Mardi 10 décembre, à Dancharia, le thermomètre affichait un froid piquant, mais la tension était bien plus chaude du côté des douanes. Entre la vente légitime, le trafic à grande échelle, et les contrevenants amateurs, le poste-frontière avait des airs de zone de non-droit parfumée à la clope bon marché. Un conducteur s’était fait alpaguer avec pas moins de 16 cartouches de cigarettes dans son coffre, confisquées sur-le-champ par les douanes. Une addition salée de 500 € et une énorme contrariété plus tard, l’homme repartait à vide, ses espoirs de faire des économies en fumée
La frontière de Dancharia est une institution à elle seule. Les ventas rutilantes, véritables temples de la consommation transfrontalière, attirent des clients par centaines, surtout en période de fêtes. Mais elles sont aussi le cauchemar des buralistes français, qui voient leurs revenus partir en fumée à mesure que leurs clients traversent le pont pour acheter des clopes à moitié prix.
Le nouveau shérif est dans la place
Jean-Marie Girier, le tout nouveau préfet des Pyrénées-Atlantiques, avait chaussé ses bottes pour assister à cette opération musclée des douanes et de la gendarmerie. Objectif ? Réaffirmer la règle des quatre cartouches par personne majeure. « Le rappel est indispensable, car beaucoup pensent qu’ils peuvent remplir leur coffre comme un cigarettier à plein régime, ce qui est faux», a martelé Yann Tanguy, directeur régional des douanes de Bayonne.
Avant mars dernier, la limite était d’une seule cartouche par personne, mais l’Union européenne a imposé un assouplissement. Désormais, quatre cartouches sont autorisées, ce qui n’empêche pas certains de charger jusqu’à l’épuisement de leurs amortisseurs. Et les buralistes, eux, grincent des dents.
François Dupin, président de la Fédération départementale des buralistes Pyrénées-Atlantiques Pays Basque, ne mâche pas ses mots : « On veut des mesures fortes, car à ce rythme, on va finir en asphyxie économique.» Et pour cause, avec une baisse de 12 % des ventes de tabac en France cette année, les buralistes subissent de plein fouet les conséquences de cette consommation transfrontalière.
Ce sont douze débits de tabac qui ont baissé le rideau en deux ans dans les Pyrénées-Atlantiques, souvent dans des zones rurales déjà économiquement fragiles. « On oublie souvent l’impact social de cette évasion commerciale. Derriere chaque fermeture, c’est une famille, un commerce de proximité qui disparaît», rappelle-t-il, entre deux bouffées d’indignation.

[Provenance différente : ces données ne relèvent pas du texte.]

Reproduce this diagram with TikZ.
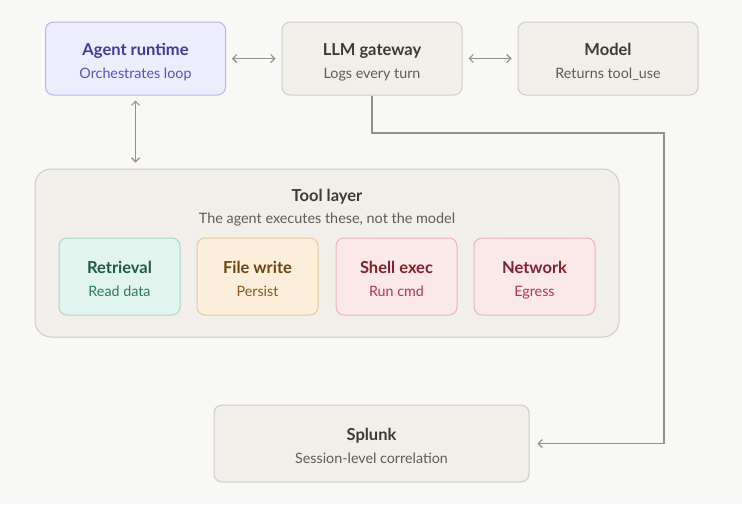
\documentclass[tikz,border=0pt]{standalone}
\usepackage{fontspec}
\setmainfont{Lato}
\usepackage{xcolor}
\definecolor{PageBg}{HTML}{F8F8F7}
\definecolor{StoneFill}{HTML}{F2EFEA}
\definecolor{StoneLine}{HTML}{CFCBC4}
\definecolor{StoneText}{HTML}{3D3A36}
\definecolor{StoneSub}{HTML}{5E5A55}
\definecolor{AgentFill}{HTML}{EEEDFD}
\definecolor{AgentLine}{HTML}{B9B4F0}
\definecolor{AgentText}{HTML}{43389E}
\definecolor{AgentSub}{HTML}{5A4FC4}
\definecolor{RetFill}{HTML}{E2F4EE}
\definecolor{RetLine}{HTML}{A8D7C7}
\definecolor{RetText}{HTML}{1C5C47}
\definecolor{RetSub}{HTML}{2A7A5E}
\definecolor{FileFill}{HTML}{FBEEDB}
\definecolor{FileLine}{HTML}{E2C79E}
\definecolor{FileText}{HTML}{6B4512}
\definecolor{FileSub}{HTML}{8A5A1C}
\definecolor{RiskFill}{HTML}{FBE9EA}
\definecolor{RiskLine}{HTML}{E8B4B8}
\definecolor{RiskText}{HTML}{85202D}
\definecolor{RiskSub}{HTML}{B03645}
\definecolor{ArrGray}{HTML}{94908A}
\usetikzlibrary{arrows.meta, positioning}

\begin{document}
\begin{tikzpicture}[x=1pt, y=-1pt,
    box/.style={rounded corners=8pt, minimum width=180pt, minimum height=73pt,
                align=center, draw, line width=1pt, inner sep=4pt},
    toolbox/.style={box, minimum width=121pt, minimum height=77pt},
    arr/.style={{Straight Barb[length=4pt,width=8pt]}-{Straight Barb[length=4pt,width=8pt]},
                line width=1.1pt, ArrGray}
  ]
    \useasboundingbox[fill=PageBg] (0,0) rectangle (742,504);

    % Top row
    \node[box, fill=AgentFill, draw=AgentLine] (agent) at (135.5, 58.5)
      {{\fontsize{16.5}{24}\selectfont\bfseries\color{AgentText}\rule{0pt}{22pt}\strut Agent runtime}\\[3pt]
       {\fontsize{14.3}{16}\selectfont\color{AgentSub}\strut Orchestrates loop}};

    \node[box, fill=StoneFill, draw=StoneLine] (gw) at (372, 58.5)
      {{\fontsize{16.5}{24}\selectfont\bfseries\color{StoneText}\rule{0pt}{22pt}\strut LLM gateway}\\[3pt]
       {\fontsize{14.3}{16}\selectfont\color{StoneSub}\strut Logs every turn}};

    \node[box, fill=StoneFill, draw=StoneLine] (model) at (608, 58.5)
      {{\fontsize{16.5}{24}\selectfont\bfseries\color{StoneText}\rule{0pt}{22pt}\strut Model}\\[3pt]
       {\fontsize{14.3}{16}\selectfont\color{StoneSub}\strut Returns tool\_use}};

    \draw[arr, shorten <=6pt, shorten >=6pt] (agent) -- (gw);
    \draw[arr, shorten <=6pt, shorten >=6pt] (gw) -- (model);

    % Tool layer
    \node[box, fill=StoneFill, draw=StoneLine, rounded corners=16pt,
          minimum width=584pt, minimum height=168pt] (tools) at (327, 253) {};
    \node[font=\fontsize{16.5}{18}\selectfont\bfseries, text=StoneText] (tooltitle) at (327, 197)
      {Tool layer};
    \node[font=\fontsize{14.4}{16}\selectfont, text=StoneSub, below=1.5pt of tooltitle] (toolsub)
      {The agent executes these, not the model};

    \draw[arr, shorten <=5pt, shorten >=6pt] (agent) -- (agent |- tools.north);

    \node[toolbox, fill=RetFill, draw=RetLine] (ret) at (119.5, 276.5)
      {{\fontsize{16.5}{24}\selectfont\bfseries\color{RetText}\rule{0pt}{22pt}\strut Retrieval}\\[3pt]
       {\fontsize{14.3}{16}\selectfont\color{RetSub}\strut Read data}};

    \node[toolbox, fill=FileFill, draw=FileLine] (file) at (257.5, 276.5)
      {{\fontsize{16.5}{24}\selectfont\bfseries\color{FileText}\rule{0pt}{22pt}\strut File write}\\[3pt]
       {\fontsize{14.3}{16}\selectfont\color{FileSub}\strut Persist}};

    \node[toolbox, fill=RiskFill, draw=RiskLine] (shell) at (396.5, 276.5)
      {{\fontsize{16.5}{24}\selectfont\bfseries\color{RiskText}\rule{0pt}{22pt}\strut Shell exec}\\[3pt]
       {\fontsize{14.3}{16}\selectfont\color{RiskSub}\strut Run cmd}};

    \node[toolbox, fill=RiskFill, draw=RiskLine] (net) at (534.5, 276.5)
      {{\fontsize{16.5}{24}\selectfont\bfseries\color{RiskText}\rule{0pt}{22pt}\strut Network}\\[3pt]
       {\fontsize{14.3}{16}\selectfont\color{RiskSub}\strut Egress}};

    % Splunk
    \node[box, fill=StoneFill, draw=StoneLine, minimum width=315pt, minimum height=77pt]
      (splunk) at (371.5, 443.5)
      {{\fontsize{16.5}{24}\selectfont\bfseries\color{StoneText}\rule{0pt}{22pt}\strut Splunk}\\[3pt]
       {\fontsize{14.3}{16}\selectfont\color{StoneSub}\strut Session-level correlation}};

    \coordinate (bend) at (664, 133);
    \draw[-{Straight Barb[length=4pt,width=8pt]}, line width=1.1pt, ArrGray, shorten >=8pt]
      (gw.south) |- (bend) |- (splunk.east);
  \end{tikzpicture}
\end{document}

Fumer, c’est tricher ? Pas à Dancharia…
Le prix du tabac est un éléphant dans la pièce. En France, le paquet frôle les 12 €, contre 5,50 € de l’autre côté de la frontière. Avec une différence aussi énorme, pas étonnant que la tentation soit forte. Mais les buralistes, comme Philippe Coy, président de la Confédération nationale des buralistes, veulent harmoniser cette fiscalité au niveau européen. Une utopie ? « La Belgique commence à augmenter ses taxes. Pourquoi pas nous ?»
En attendant, les contrevenants jouent à cache-cache avec les douaniers, qui ne chôment pas. Avec 12 tonnes de tabac saisies cette année, dont 8,7 tonnes en avril, ils mènent une guerre d’usure contre les trafiquants. Mais comme le rappelle Yann Tanguy, les circuits illégaux de cigarettes sont souvent liés à des réseaux criminels bien plus vastes, englobant stupéfiants et blanchiment d’argent.
« Ils sont nombreux à ne pas savoir qu’ils risquent gros», précise un douanier. En plus de l’amende, les contrevenants voient leur marchandise saisie, souvent avec beaucoup de frustration à la clé. Mais les ventas espagnoles n’ont aucune obligation d’informer les clients sur la législation française, et cela joue en leur faveur. Des clients mal informés, un marché en distorsion, et une surveillance renforcée : la frontière basque est au cœur d’une guerre commerciale silencieuse.
La solution, selon les buralistes, est double : « revenir à la limite d’une cartouche et aligner les politiques fiscales en Europe ». Facile à dire, mais la réalité politique complique les choses. Pour l’instant, les contrôles douaniers restent le seul levier opérationnel, et ils se poursuivront sans relâche. Mais si rien ne change, les buralistes risquent de continuer à voir leur activité partir en fumée. Et ça, c’est une vraie clope dans le bec.